▸ What is asked
Pull every line containing "this" out of the material below.

▸ Plotting code records
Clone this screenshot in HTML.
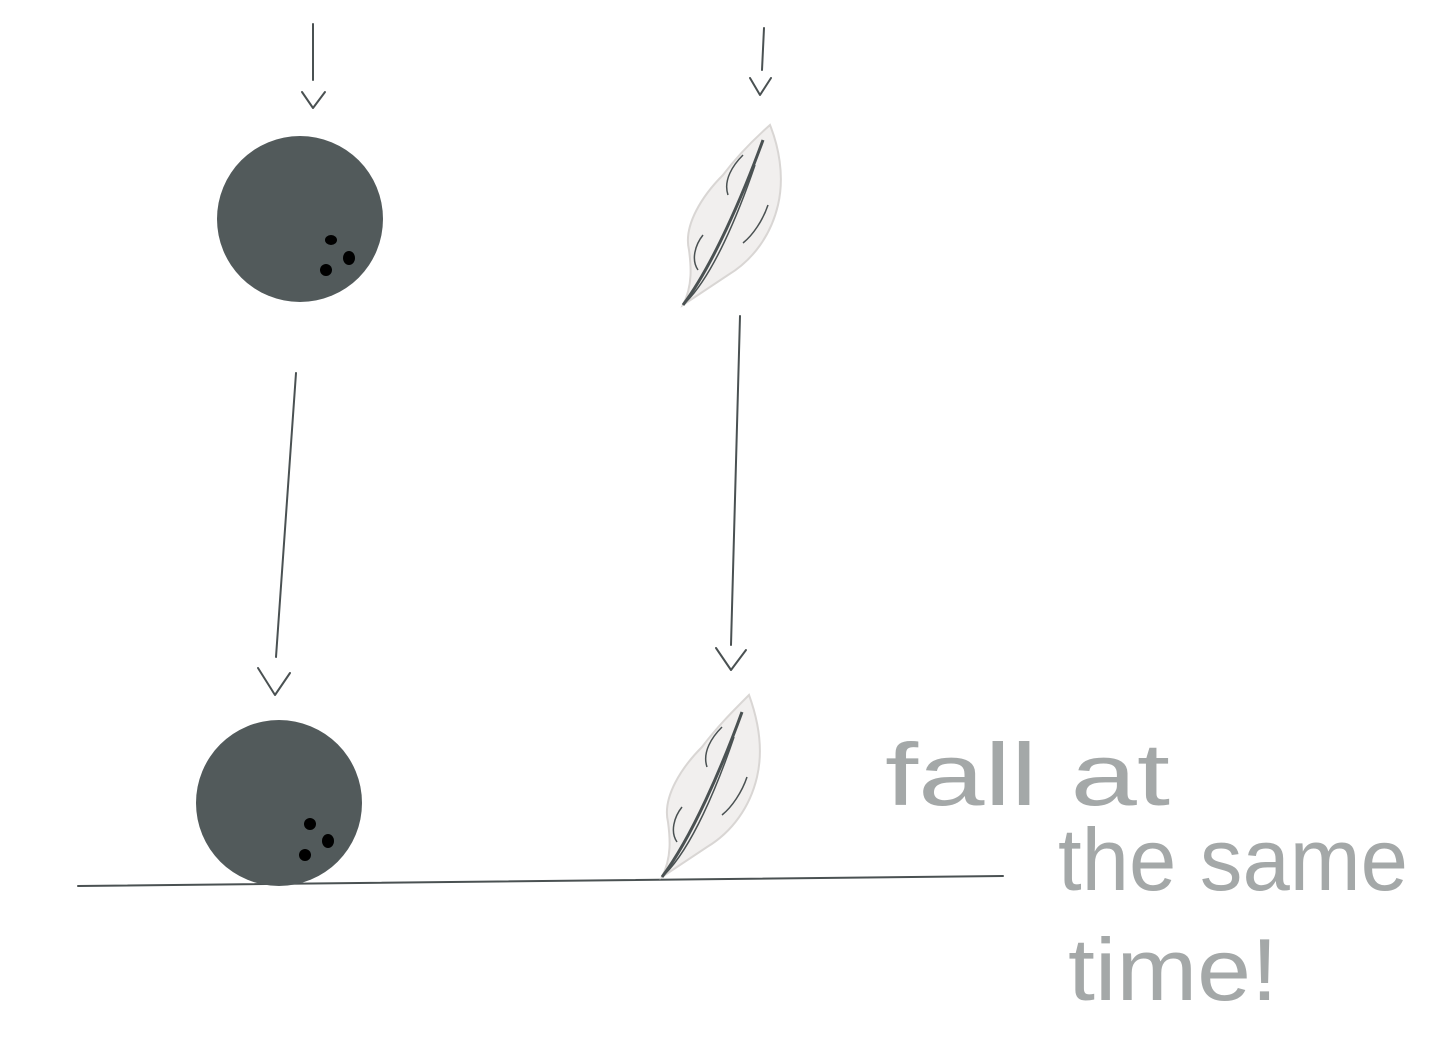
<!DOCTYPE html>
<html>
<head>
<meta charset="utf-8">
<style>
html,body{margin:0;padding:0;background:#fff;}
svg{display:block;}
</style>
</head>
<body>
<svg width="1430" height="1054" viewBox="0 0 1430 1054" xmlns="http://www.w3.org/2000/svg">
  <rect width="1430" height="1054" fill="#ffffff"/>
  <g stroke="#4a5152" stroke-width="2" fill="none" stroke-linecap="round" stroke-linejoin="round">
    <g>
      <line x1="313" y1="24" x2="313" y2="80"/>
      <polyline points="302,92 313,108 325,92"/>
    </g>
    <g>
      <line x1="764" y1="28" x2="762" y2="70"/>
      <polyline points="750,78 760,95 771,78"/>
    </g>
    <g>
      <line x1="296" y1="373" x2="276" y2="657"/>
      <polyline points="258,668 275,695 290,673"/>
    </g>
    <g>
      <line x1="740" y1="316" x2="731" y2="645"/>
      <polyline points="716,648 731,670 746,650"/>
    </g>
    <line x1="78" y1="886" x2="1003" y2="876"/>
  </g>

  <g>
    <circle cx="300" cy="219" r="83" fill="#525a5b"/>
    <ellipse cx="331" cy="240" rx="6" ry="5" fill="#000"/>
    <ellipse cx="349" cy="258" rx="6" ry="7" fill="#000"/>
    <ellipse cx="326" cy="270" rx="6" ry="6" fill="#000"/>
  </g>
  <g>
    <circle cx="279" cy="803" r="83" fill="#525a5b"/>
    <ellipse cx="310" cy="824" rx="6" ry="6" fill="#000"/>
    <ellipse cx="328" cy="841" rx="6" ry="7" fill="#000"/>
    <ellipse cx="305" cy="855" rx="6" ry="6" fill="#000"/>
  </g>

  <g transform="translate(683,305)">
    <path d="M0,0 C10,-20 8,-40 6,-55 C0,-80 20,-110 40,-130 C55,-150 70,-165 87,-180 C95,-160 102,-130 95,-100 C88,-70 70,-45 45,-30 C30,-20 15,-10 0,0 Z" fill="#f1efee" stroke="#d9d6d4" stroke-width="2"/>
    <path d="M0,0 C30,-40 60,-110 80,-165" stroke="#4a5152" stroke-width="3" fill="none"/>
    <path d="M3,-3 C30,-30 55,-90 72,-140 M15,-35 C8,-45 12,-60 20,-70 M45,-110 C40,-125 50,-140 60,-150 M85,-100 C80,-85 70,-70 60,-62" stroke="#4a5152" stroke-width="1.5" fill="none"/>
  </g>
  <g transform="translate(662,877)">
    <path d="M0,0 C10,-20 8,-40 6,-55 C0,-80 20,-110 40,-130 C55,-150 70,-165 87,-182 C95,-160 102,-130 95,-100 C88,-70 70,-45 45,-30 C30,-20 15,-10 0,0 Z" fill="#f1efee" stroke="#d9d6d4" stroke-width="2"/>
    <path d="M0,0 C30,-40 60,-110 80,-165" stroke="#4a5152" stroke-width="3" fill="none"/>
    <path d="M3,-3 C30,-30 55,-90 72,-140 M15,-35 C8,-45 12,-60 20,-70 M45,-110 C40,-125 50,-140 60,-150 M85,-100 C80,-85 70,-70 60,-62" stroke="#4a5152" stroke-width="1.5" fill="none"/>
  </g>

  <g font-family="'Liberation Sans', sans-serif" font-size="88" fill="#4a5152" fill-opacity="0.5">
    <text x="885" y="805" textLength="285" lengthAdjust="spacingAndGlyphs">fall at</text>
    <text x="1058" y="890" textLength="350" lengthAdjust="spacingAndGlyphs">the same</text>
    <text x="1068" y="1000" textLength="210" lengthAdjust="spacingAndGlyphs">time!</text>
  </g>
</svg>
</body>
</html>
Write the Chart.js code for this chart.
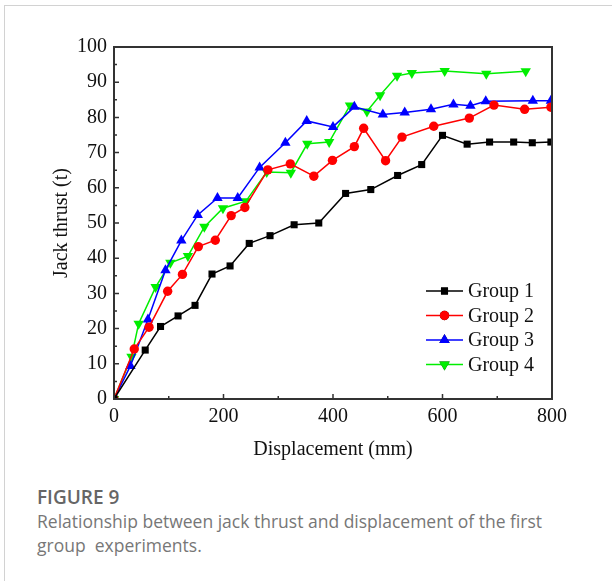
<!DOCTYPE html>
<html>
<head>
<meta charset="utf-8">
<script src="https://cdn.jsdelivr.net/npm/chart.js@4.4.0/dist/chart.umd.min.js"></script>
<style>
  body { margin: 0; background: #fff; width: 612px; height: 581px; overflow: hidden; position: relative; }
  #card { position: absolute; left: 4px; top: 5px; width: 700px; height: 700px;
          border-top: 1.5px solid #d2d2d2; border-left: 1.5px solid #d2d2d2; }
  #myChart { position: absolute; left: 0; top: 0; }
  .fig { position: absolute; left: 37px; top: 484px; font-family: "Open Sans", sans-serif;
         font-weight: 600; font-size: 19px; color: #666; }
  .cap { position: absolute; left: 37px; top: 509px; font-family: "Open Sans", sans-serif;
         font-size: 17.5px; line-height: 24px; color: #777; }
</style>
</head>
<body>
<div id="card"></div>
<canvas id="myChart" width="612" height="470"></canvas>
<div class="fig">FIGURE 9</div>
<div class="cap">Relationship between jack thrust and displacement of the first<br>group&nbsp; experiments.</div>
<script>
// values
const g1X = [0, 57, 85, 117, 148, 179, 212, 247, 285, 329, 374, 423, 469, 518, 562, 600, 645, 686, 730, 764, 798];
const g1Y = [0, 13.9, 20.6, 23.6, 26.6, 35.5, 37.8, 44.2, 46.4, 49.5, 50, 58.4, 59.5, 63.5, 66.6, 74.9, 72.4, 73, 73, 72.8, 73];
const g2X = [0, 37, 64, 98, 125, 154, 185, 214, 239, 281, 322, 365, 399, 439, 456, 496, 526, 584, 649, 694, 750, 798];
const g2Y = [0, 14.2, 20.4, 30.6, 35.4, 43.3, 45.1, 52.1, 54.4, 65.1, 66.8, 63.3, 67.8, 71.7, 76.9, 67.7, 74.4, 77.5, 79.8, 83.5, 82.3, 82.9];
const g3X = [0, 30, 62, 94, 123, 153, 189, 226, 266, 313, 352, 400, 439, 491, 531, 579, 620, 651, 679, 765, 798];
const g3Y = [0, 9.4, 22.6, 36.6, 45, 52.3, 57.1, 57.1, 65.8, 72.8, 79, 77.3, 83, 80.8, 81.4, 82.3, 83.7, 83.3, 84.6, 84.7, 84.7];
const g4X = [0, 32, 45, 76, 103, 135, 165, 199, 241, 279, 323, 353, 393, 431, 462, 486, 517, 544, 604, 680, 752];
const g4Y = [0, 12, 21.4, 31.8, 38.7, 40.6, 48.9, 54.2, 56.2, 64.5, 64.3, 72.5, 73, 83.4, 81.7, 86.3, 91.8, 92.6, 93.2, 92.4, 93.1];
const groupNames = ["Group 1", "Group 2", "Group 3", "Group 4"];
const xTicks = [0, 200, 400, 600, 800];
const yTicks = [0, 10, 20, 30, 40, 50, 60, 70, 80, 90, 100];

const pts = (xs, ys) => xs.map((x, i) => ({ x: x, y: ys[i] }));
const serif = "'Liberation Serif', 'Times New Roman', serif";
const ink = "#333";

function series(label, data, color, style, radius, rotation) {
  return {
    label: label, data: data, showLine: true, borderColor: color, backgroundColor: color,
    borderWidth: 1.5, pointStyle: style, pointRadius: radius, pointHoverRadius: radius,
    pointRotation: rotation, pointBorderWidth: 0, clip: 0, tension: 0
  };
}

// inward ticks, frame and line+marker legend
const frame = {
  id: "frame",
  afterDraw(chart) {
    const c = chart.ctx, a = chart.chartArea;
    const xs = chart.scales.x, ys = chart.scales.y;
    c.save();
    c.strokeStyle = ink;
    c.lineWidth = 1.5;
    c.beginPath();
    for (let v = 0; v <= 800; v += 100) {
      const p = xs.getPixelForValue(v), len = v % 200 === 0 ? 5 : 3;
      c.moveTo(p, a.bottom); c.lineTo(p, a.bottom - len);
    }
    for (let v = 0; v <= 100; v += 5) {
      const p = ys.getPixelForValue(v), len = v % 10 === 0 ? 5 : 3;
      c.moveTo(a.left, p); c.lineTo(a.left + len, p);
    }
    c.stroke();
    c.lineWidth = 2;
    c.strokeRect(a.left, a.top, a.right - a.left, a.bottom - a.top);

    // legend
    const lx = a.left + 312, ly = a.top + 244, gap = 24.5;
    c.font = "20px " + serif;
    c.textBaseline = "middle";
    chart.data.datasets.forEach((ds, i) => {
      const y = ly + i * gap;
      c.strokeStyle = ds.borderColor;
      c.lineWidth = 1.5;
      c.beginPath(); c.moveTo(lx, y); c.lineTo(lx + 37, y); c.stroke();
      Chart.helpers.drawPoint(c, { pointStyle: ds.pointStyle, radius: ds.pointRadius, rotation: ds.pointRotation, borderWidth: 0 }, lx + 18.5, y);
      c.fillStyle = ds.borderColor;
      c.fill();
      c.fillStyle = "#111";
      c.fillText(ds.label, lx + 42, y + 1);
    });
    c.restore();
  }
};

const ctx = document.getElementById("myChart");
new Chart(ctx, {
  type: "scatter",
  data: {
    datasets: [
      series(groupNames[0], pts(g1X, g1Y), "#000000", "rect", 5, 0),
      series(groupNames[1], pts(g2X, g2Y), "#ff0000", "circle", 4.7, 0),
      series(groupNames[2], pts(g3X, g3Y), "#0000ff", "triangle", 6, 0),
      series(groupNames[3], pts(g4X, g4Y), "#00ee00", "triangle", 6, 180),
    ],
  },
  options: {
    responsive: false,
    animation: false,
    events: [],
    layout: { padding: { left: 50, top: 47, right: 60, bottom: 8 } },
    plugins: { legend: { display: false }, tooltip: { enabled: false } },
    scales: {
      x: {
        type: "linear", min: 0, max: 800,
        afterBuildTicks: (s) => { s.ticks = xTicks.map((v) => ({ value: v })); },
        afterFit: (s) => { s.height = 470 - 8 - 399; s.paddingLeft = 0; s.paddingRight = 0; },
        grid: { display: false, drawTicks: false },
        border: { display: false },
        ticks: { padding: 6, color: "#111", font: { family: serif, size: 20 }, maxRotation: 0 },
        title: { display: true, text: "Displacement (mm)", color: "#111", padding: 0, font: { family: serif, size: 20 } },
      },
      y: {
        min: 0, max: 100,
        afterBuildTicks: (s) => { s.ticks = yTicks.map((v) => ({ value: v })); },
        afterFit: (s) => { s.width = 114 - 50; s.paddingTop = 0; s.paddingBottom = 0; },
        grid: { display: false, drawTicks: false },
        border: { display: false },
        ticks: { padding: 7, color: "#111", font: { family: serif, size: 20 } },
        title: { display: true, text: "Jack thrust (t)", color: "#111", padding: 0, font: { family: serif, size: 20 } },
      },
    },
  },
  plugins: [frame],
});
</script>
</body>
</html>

▸ Result of the exercise
Clone this screenshot in HTML.
Write the Chart.js code for this chart.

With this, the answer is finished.